> PROMPT: Output the material beneath exactly, leaving nothing out.

> DATASET SECTION:
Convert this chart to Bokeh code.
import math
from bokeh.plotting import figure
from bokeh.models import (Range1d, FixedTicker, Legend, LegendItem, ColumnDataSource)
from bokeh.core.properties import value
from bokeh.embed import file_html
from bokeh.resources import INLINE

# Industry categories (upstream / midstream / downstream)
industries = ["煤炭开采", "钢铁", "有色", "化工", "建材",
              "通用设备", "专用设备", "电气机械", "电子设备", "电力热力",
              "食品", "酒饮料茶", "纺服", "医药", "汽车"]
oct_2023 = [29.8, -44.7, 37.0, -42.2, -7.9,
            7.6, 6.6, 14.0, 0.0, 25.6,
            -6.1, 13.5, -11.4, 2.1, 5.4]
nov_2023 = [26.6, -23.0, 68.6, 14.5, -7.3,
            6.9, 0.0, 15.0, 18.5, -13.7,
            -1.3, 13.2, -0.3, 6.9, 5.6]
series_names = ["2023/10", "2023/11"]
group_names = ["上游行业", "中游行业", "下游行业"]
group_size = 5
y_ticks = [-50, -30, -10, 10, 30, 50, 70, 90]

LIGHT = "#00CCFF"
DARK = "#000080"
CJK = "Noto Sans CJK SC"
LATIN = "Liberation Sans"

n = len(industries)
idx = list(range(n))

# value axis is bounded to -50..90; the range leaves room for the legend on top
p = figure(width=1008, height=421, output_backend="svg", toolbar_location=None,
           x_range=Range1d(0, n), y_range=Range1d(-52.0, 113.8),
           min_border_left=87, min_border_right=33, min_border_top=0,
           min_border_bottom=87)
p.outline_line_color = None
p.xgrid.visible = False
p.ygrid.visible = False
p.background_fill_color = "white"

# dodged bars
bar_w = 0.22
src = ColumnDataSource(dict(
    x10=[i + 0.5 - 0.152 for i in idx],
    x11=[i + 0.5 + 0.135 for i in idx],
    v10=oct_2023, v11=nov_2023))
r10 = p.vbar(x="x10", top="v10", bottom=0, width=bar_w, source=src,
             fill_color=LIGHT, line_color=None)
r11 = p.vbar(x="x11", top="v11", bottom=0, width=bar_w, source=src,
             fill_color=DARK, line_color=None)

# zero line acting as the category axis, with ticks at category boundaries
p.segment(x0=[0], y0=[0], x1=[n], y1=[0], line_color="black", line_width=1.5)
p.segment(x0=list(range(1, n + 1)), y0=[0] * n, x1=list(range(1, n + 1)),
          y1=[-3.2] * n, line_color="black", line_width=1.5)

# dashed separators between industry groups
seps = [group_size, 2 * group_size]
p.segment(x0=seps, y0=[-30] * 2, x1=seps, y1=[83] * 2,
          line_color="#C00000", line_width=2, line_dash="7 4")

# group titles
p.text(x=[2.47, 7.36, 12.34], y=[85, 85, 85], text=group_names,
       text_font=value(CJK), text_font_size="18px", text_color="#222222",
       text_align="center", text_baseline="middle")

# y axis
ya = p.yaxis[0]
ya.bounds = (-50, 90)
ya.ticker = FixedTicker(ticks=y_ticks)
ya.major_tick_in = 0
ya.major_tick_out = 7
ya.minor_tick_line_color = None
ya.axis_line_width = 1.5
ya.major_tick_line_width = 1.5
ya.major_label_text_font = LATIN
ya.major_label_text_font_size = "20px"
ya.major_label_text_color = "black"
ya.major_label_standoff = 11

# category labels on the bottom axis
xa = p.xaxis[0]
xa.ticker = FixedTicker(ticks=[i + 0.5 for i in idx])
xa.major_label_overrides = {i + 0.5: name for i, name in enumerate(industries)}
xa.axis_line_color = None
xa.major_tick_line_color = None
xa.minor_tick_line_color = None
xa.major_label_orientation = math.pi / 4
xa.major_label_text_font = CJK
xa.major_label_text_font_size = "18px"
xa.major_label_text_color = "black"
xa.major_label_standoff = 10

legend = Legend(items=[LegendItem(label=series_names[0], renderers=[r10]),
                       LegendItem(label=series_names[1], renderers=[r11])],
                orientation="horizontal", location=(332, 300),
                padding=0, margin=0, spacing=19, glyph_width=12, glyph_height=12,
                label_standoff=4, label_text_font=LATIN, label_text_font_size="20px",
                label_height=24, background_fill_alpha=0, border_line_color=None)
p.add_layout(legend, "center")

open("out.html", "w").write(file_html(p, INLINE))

> WRITTEN ANSWER:
Convert this chart to Bokeh code.
import math
from bokeh.plotting import figure
from bokeh.models import (Range1d, FixedTicker, Legend, LegendItem, ColumnDataSource)
from bokeh.core.properties import value
from bokeh.embed import file_html
from bokeh.resources import INLINE

# Industry categories (upstream / midstream / downstream)
industries = ["煤炭开采", "钢铁", "有色", "化工", "建材",
              "通用设备", "专用设备", "电气机械", "电子设备", "电力热力",
              "食品", "酒饮料茶", "纺服", "医药", "汽车"]
oct_2023 = [29.8, -44.7, 37.0, -42.2, -7.9,
            7.6, 6.6, 14.0, 0.0, 25.6,
            -6.1, 13.5, -11.4, 2.1, 5.4]
nov_2023 = [26.6, -23.0, 68.6, 14.5, -7.3,
            6.9, 0.0, 15.0, 18.5, -13.7,
            -1.3, 13.2, -0.3, 6.9, 5.6]
series_names = ["2023/10", "2023/11"]
group_names = ["上游行业", "中游行业", "下游行业"]
group_size = 5
y_ticks = [-50, -30, -10, 10, 30, 50, 70, 90]

LIGHT = "#00CCFF"
DARK = "#000080"
CJK = "Noto Sans CJK SC"
LATIN = "Liberation Sans"

n = len(industries)
idx = list(range(n))

# value axis is bounded to -50..90; the range leaves room for the legend on top
p = figure(width=1008, height=421, output_backend="svg", toolbar_location=None,
           x_range=Range1d(0, n), y_range=Range1d(-52.0, 113.8),
           min_border_left=87, min_border_right=33, min_border_top=0,
           min_border_bottom=87)
p.outline_line_color = None
p.xgrid.visible = False
p.ygrid.visible = False
p.background_fill_color = "white"

# dodged bars
bar_w = 0.22
src = ColumnDataSource(dict(
    x10=[i + 0.5 - 0.152 for i in idx],
    x11=[i + 0.5 + 0.135 for i in idx],
    v10=oct_2023, v11=nov_2023))
r10 = p.vbar(x="x10", top="v10", bottom=0, width=bar_w, source=src,
             fill_color=LIGHT, line_color=None)
r11 = p.vbar(x="x11", top="v11", bottom=0, width=bar_w, source=src,
             fill_color=DARK, line_color=None)

# zero line acting as the category axis, with ticks at category boundaries
p.segment(x0=[0], y0=[0], x1=[n], y1=[0], line_color="black", line_width=1.5)
p.segment(x0=list(range(1, n + 1)), y0=[0] * n, x1=list(range(1, n + 1)),
          y1=[-3.2] * n, line_color="black", line_width=1.5)

# dashed separators between industry groups
seps = [group_size, 2 * group_size]
p.segment(x0=seps, y0=[-30] * 2, x1=seps, y1=[83] * 2,
          line_color="#C00000", line_width=2, line_dash="7 4")

# group titles
p.text(x=[2.47, 7.36, 12.34], y=[85, 85, 85], text=group_names,
       text_font=value(CJK), text_font_size="18px", text_color="#222222",
       text_align="center", text_baseline="middle")

# y axis
ya = p.yaxis[0]
ya.bounds = (-50, 90)
ya.ticker = FixedTicker(ticks=y_ticks)
ya.major_tick_in = 0
ya.major_tick_out = 7
ya.minor_tick_line_color = None
ya.axis_line_width = 1.5
ya.major_tick_line_width = 1.5
ya.major_label_text_font = LATIN
ya.major_label_text_font_size = "20px"
ya.major_label_text_color = "black"
ya.major_label_standoff = 11

# category labels on the bottom axis
xa = p.xaxis[0]
xa.ticker = FixedTicker(ticks=[i + 0.5 for i in idx])
xa.major_label_overrides = {i + 0.5: name for i, name in enumerate(industries)}
xa.axis_line_color = None
xa.major_tick_line_color = None
xa.minor_tick_line_color = None
xa.major_label_orientation = math.pi / 4
xa.major_label_text_font = CJK
xa.major_label_text_font_size = "18px"
xa.major_label_text_color = "black"
xa.major_label_standoff = 10

legend = Legend(items=[LegendItem(label=series_names[0], renderers=[r10]),
                       LegendItem(label=series_names[1], renderers=[r11])],
                orientation="horizontal", location=(332, 300),
                padding=0, margin=0, spacing=19, glyph_width=12, glyph_height=12,
                label_standoff=4, label_text_font=LATIN, label_text_font_size="20px",
                label_height=24, background_fill_alpha=0, border_line_color=None)
p.add_layout(legend, "center")

open("out.html", "w").write(file_html(p, INLINE))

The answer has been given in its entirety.